> [TASK TO CARRY OUT]: Nothing after the line with "LABEL_FS = 7.3" belongs in the copy; extract the lines below from the top through that line, pictures left out.

> [AVAILABLE DATA]:
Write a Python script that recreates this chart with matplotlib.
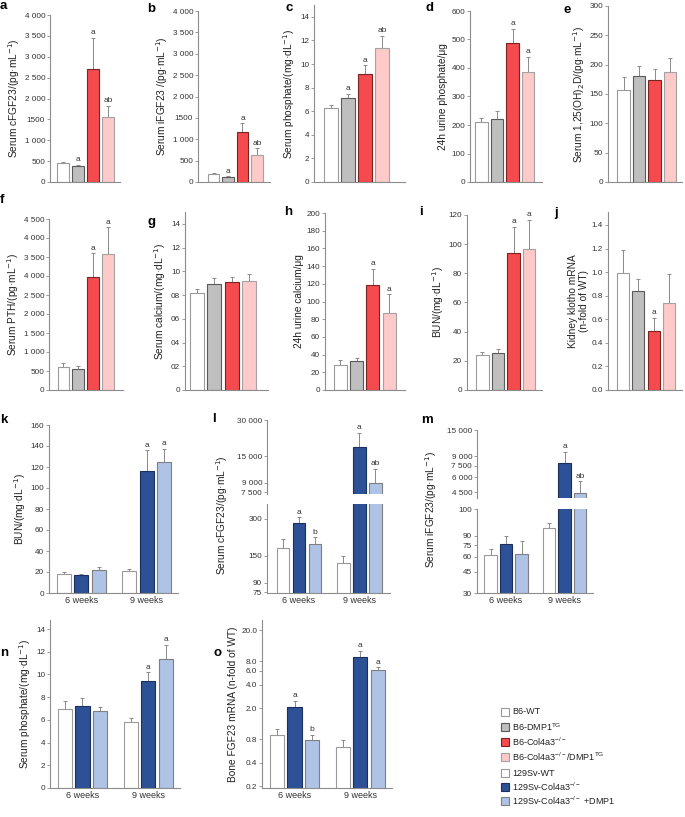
import matplotlib
matplotlib.use("Agg")
import matplotlib.pyplot as plt
from matplotlib.patches import Rectangle
from matplotlib.ticker import NullLocator

plt.rcParams["font.family"] = ["Liberation Sans", "DejaVu Sans"]

W, H = 685, 817
TICK_FS = 5.9
LABEL_FS = 7.3

# groups and colours
B6_LABELS = ["B6-WT", "B6-DMP1$^{\\mathregular{TG}}$", "B6-Col4a3$^{\\mathregular{-/-}}$",
             "B6-Col4a3$^{\\mathregular{-/-}}$/DMP1$^{\\mathregular{TG}}$"]
SV_LABELS = ["129Sv-WT", "129Sv-Col4a3$^{\\mathregular{-/-}}$", "129Sv-Col4a3$^{\\mathregular{-/-}}$ +DMP1"]
WEEKS = ["6 weeks", "9 weeks"]

B6_FACE = ["#ffffff", "#bfbfbf", "#f64b4e", "#fec9c9"]
B6_EDGE = ["#9a9a9a", "#5a5a5a", "#7b2323", "#a3a3a3"]
SV_FACE = ["#ffffff", "#2d5196", "#aec3e5"]
SV_EDGE = ["#9a9a9a", "#1c2f5c", "#7f7f7f"]
ERR_COLOR = "#8a8a8a"

# panels a-j (B6 line): mean, mean + SD, letters
a_mean = [463, 383, 2715, 1557]
a_top = [487, 415, 3450, 1828]
a_sig = ["", "a", "a", "ab"]
b_mean = [179, 109, 1173, 637]
b_top = [210, 132, 1375, 784]
b_sig = ["", "a", "a", "ab"]
c_mean = [6.25, 7.16, 9.18, 11.33]
c_top = [6.5, 7.47, 9.89, 12.36]
c_sig = ["", "a", "a", "ab"]
d_mean = [210, 220, 489, 387]
d_top = [226, 248, 537, 440]
d_sig = ["", "", "a", "a"]
e_mean = [157, 181, 174, 188]
e_top = [179, 197, 193, 211]
e_sig = ["", "", "", ""]
f_mean = [614, 553, 2982, 3570]
f_top = [711, 640, 3596, 4281]
f_sig = ["", "", "a", "a"]
g_mean = [8.2, 8.96, 9.07, 9.21]
g_top = [8.54, 9.41, 9.52, 9.75]
g_sig = ["", "", "", ""]
h_mean = [28.3, 32.8, 118.9, 87.5]
h_top = [34.3, 36.2, 137, 108]
h_sig = ["", "", "a", "a"]
i_mean = [23.9, 25.7, 94, 97]
i_top = [25.9, 28, 112, 116.8]
i_sig = ["", "", "a", "a"]
j_mean = [0.994, 0.836, 0.5, 0.742]
j_top = [1.19, 0.944, 0.61, 0.986]
j_sig = ["", "", "a", ""]

# panels k-o (129Sv line): [6 weeks, 9 weeks]
k_mean = [[18.4, 17.4, 21.5], [20.9, 116, 124.5]]
k_top = [[19.6, 18.4, 24.7], [23.1, 136, 137]]
k_sig = [["", "", ""], ["", "a", "a"]]
l_mean = [[172, 278, 186], [130, 17700, 8900]]
l_top = [[206, 308, 212], [148, 23600, 11700]]
l_sig = [["", "a", "b"], ["", "a", "ab"]]
m_mean = [[62, 76, 63.5], [103.6, 7940, 4450]]
m_top = [[70, 90, 82], [114, 9800, 5560]]
m_sig = [["", "", ""], ["", "a", "ab"]]
n_mean = [[7.0, 7.2, 6.8], [5.8, 9.4, 11.4]]
n_top = [[7.7, 7.9, 7.1], [6.2, 10.2, 12.6]]
n_sig = [["", "", ""], ["", "a", "a"]]
o_mean = [[0.9, 2.1, 0.78], [0.63, 9.0, 6.1]]
o_top = [[1.08, 2.5, 0.92], [0.78, 10.8, 6.7]]
o_sig = [["", "a", "b"], ["", "a", "a"]]

# tick labels
thousands_4000 = ["0", "500", "1 000", "1500", "2 000", "2 500", "3 000", "3 500", "4 000"]
pth_ticks = ["0", "500", "1 000", "1 500", "2 000", "2 500", "4 000", "3 500", "4 000", "4 500"]
calcium_ticks = ["0", "02", "04", "06", "08", "10", "12", "14"]
l_up_ticks, l_up_labels = [7500, 9000, 15000, 30000], ["7 500", "9 000", "15 000", "30 000"]
l_lo_ticks, l_lo_labels = [75, 90, 150, 300], ["75", "90", "150", "300"]
m_up_ticks, m_up_labels = [4500, 6000, 7500, 9000, 15000], ["4 500", "6 000", "7 500", "9 000", "15 000"]
m_lo_ticks, m_lo_labels = [30, 45, 60, 75, 90, 150], ["30", "45", "60", "75", "90", "100"]
o_ticks, o_labels = [0.2, 0.4, 0.8, 2, 4, 6, 8, 20], ["0.2", "0.4", "0.8", "2.0", "4.0", "6.0", "8.0", "20.0"]

fig = plt.figure(figsize=(W / 100, H / 100), dpi=100)


def px_rect(left, top, right, bottom):
    return [left / W, 1 - bottom / H, (right - left) / W, (bottom - top) / H]


def new_axes(box, xlim, bottom_spine=True):
    ax = fig.add_axes(px_rect(*box))
    ax.patch.set_alpha(0)
    for s in ("top", "right"):
        ax.spines[s].set_visible(False)
    ax.spines["bottom"].set_visible(bottom_spine)
    for s in ("left", "bottom"):
        ax.spines[s].set_color("#8c8c8c")
        ax.spines[s].set_linewidth(0.8)
    ax.tick_params(axis="y", length=2, width=0.6, color="#8c8c8c",
                   labelsize=TICK_FS, pad=1.5, labelcolor="#333333")
    ax.tick_params(axis="x", length=0, labelsize=6.5, pad=2, labelcolor="#333333")
    ax.set_xlim(xlim)
    ax.set_xticks([])
    return ax


def draw_bars(ax, xs, mean, top, sig, faces, edges, base=0):
    ax.bar(xs, [m - base for m in mean], bottom=base, width=0.8, color=faces,
           edgecolor=edges, linewidth=0.8, zorder=2)
    up = [t - m for t, m in zip(top, mean)]
    ax.errorbar(xs, mean, yerr=[[0] * len(mean), up], fmt="none", ecolor=ERR_COLOR,
                elinewidth=0.7, capsize=1.5, capthick=0.7, zorder=1)
    for x, t, s in zip(xs, top, sig):
        if s:
            ax.annotate(s, (x, t), xytext=(0, 1.2), textcoords="offset points",
                        ha="center", va="bottom", fontsize=6, color="#333333")


def draw_grouped(ax, mean, top, sig, offset, base=0):
    for g in range(2):
        xs = [g * offset + i - 1 for i in range(3)]
        draw_bars(ax, xs, mean[g], top[g], sig[g], SV_FACE, SV_EDGE, base)


def set_log(ax, lim, ticks, labels):
    ax.set_yscale("log")
    ax.set_ylim(lim)
    ax.set_yticks(ticks, labels)
    ax.yaxis.set_minor_locator(NullLocator())


# ---- panels a-j ----
single = [
    # box (l, t, r, b), xlim, ylim, yticks, tick labels, ylabel, data
    ((50, 15, 120, 182), (-0.87, 3.8), (0, 4000), range(0, 4001, 500), thousands_4000,
     "Serum cFGF23/(pg·mL$^{-1}$)", a_mean, a_top, a_sig),
    ((198, 11, 270, 182), (-1.07, 3.9), (0, 4000), range(0, 4001, 500), thousands_4000,
     "Serum iFGF23 /(pg·mL$^{-1}$)", b_mean, b_top, b_sig),
    ((314, 5, 405, 182), (-1.0, 4.35), (0, 15), range(0, 15, 2), None,
     "Serum phosphate/(mg·dL$^{-1}$)", c_mean, c_top, c_sig),
    ((470, 11, 542, 182), (-0.74, 3.9), (0, 600), range(0, 601, 100), None,
     "24h urine phosphate/μg", d_mean, d_top, d_sig),
    ((608, 6, 682, 182), (-1.0, 3.76), (0, 300), range(0, 301, 50), None,
     "Serum 1,25(OH)$_2$D/(pg·mL$^{-1}$)", e_mean, e_top, e_sig),
    ((49, 219, 123, 390), (-0.98, 4.03), (0, 4500), range(0, 4501, 500), pth_ticks,
     "Serum PTH/(pg·mL$^{-1}$)", f_mean, f_top, f_sig),
    ((185, 212, 268, 390), (-0.7, 4.1), (0, 15), range(0, 15, 2), calcium_ticks,
     "Serum calcium/(mg·dL$^{-1}$)", g_mean, g_top, g_sig),
    ((325, 213, 405, 390), (-0.95, 3.97), (0, 200), range(0, 201, 20), None,
     "24h urine calcium/μg", h_mean, h_top, h_sig),
    ((467, 215, 542, 390), (-0.98, 3.82), (0, 120), range(0, 121, 20), None,
     "BUN/(mg·dL$^{-1}$)", i_mean, i_top, i_sig),
    ((608, 212, 682, 390), (-0.99, 3.86), (0, 1.51), [0, 0.2, 0.4, 0.6, 0.8, 1.0, 1.2, 1.4],
     ["0.0", "0.2", "0.4", "0.6", "0.8", "1.0", "1.2", "1.4"],
     "Kidney klotho mRNA\n(n-fold of WT)", j_mean, j_top, j_sig),
]

for box, xlim, ylim, ticks, labels, ylabel, mean, top, sig in single:
    ax = new_axes(box, xlim)
    draw_bars(ax, range(4), mean, top, sig, B6_FACE, B6_EDGE)
    ax.set_ylim(ylim)
    ticks = list(ticks)
    if labels is None:
        labels = [str(t) for t in ticks]
    ax.set_yticks(ticks, labels)
    ax.set_ylabel(ylabel, fontsize=LABEL_FS, labelpad=2, color="#222222", linespacing=1.1)

# ---- k ----
ax = new_axes((49, 425, 178, 593), (-1.85, 5.55))
draw_grouped(ax, k_mean, k_top, k_sig, 3.75)
ax.set_ylim(0, 160)
ax.set_yticks(range(0, 161, 20))
ax.set_xticks([0, 3.75], WEEKS)
ax.set_ylabel("BUN/(mg·dL$^{-1}$)", fontsize=LABEL_FS, labelpad=2, color="#222222")

# ---- l (broken log axis) ----
ax_up = new_axes((267, 420, 390, 494), (-2.0, 5.7), bottom_spine=False)
draw_grouped(ax_up, l_mean, l_top, l_sig, 3.78, base=1)
set_log(ax_up, (7250, 30000), l_up_ticks, l_up_labels)
ax_lo = new_axes((267, 504, 390, 593), (-2.0, 5.7))
draw_grouped(ax_lo, l_mean, l_top, l_sig, 3.78, base=1)
set_log(ax_lo, (74, 397), l_lo_ticks, l_lo_labels)
ax_lo.set_xticks([0, 3.78], WEEKS)
fig.text(222 / W, 1 - 515 / H, "Serum cFGF23/(pg·mL$^{-1}$)", rotation=90,
         ha="center", va="center", fontsize=LABEL_FS, color="#222222")

# ---- m (broken log axis) ----
ax_up = new_axes((477, 430, 593, 498), (-1.87, 5.6), bottom_spine=False)
draw_grouped(ax_up, m_mean, m_top, m_sig, 3.77, base=1)
set_log(ax_up, (4040, 15000), m_up_ticks, m_up_labels)
ax_lo = new_axes((477, 509, 593, 593), (-1.87, 5.6))
draw_grouped(ax_lo, m_mean, m_top, m_sig, 3.77, base=1)
set_log(ax_lo, (30, 150), m_lo_ticks, m_lo_labels)
ax_lo.set_xticks([0, 3.77], WEEKS)
fig.text(431 / W, 1 - 510 / H, "Serum iFGF23/(pg·mL$^{-1}$)", rotation=90,
         ha="center", va="center", fontsize=LABEL_FS, color="#222222")

# ---- n ----
ax = new_axes((50, 620, 180, 788), (-1.85, 5.55))
draw_grouped(ax, n_mean, n_top, n_sig, 3.75)
ax.set_ylim(0, 14.8)
ax.set_yticks(range(0, 15, 2))
ax.set_xticks([0, 3.75], WEEKS)
ax.set_ylabel("Serum phosphate/(mg·dL$^{-1}$)", fontsize=LABEL_FS, labelpad=2, color="#222222")

# ---- o ----
ax = new_axes((262, 620, 392, 788), (-1.85, 5.55))
draw_grouped(ax, o_mean, o_top, o_sig, 3.75, base=0.01)
set_log(ax, (0.19, 27), o_ticks, o_labels)
ax.set_xticks([0, 3.75], WEEKS)
ax.set_ylabel("Bone FGF23 mRNA (n-fold of WT)", fontsize=LABEL_FS, labelpad=2, color="#222222")

# ---- panel letters ----
letters = [("a", 0, 0), ("b", 147, 3), ("c", 286, 2), ("d", 426, 2), ("e", 564, 4),
           ("f", 0, 194), ("g", 147, 216), ("h", 284, 206), ("i", 419, 206), ("j", 554, 207),
           ("k", 0, 414), ("l", 212, 413), ("m", 421, 414), ("n", 0, 647), ("o", 214, 647)]
for s, x, y in letters:
    fig.text(x / W, 1 - y / H, s, fontsize=9.5, fontweight="bold", va="top", ha="left")

# ---- legend ----
for (y, k) in [(712, 0), (727, 1), (742, 2), (757, 3)]:
    fig.add_artist(Rectangle((501 / W, 1 - (y + 4) / H), 8 / W, 8 / H, transform=fig.transFigure,
                             facecolor=B6_FACE[k], edgecolor=B6_EDGE[k], lw=0.8))
    fig.text(512 / W, 1 - y / H, B6_LABELS[k], fontsize=6.5, va="center", color="#222222")
for (y, k) in [(773, 0), (787, 1), (801, 2)]:
    fig.add_artist(Rectangle((501 / W, 1 - (y + 4) / H), 8 / W, 8 / H, transform=fig.transFigure,
                             facecolor=SV_FACE[k], edgecolor=SV_EDGE[k], lw=0.8))
    fig.text(512 / W, 1 - y / H, SV_LABELS[k], fontsize=6.5, va="center", color="#222222")

fig.savefig("out.png", dpi=100)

> [WRITTEN ANSWER]:
Write a Python script that recreates this chart with matplotlib.
import matplotlib
matplotlib.use("Agg")
import matplotlib.pyplot as plt
from matplotlib.patches import Rectangle
from matplotlib.ticker import NullLocator

plt.rcParams["font.family"] = ["Liberation Sans", "DejaVu Sans"]

W, H = 685, 817
TICK_FS = 5.9
LABEL_FS = 7.3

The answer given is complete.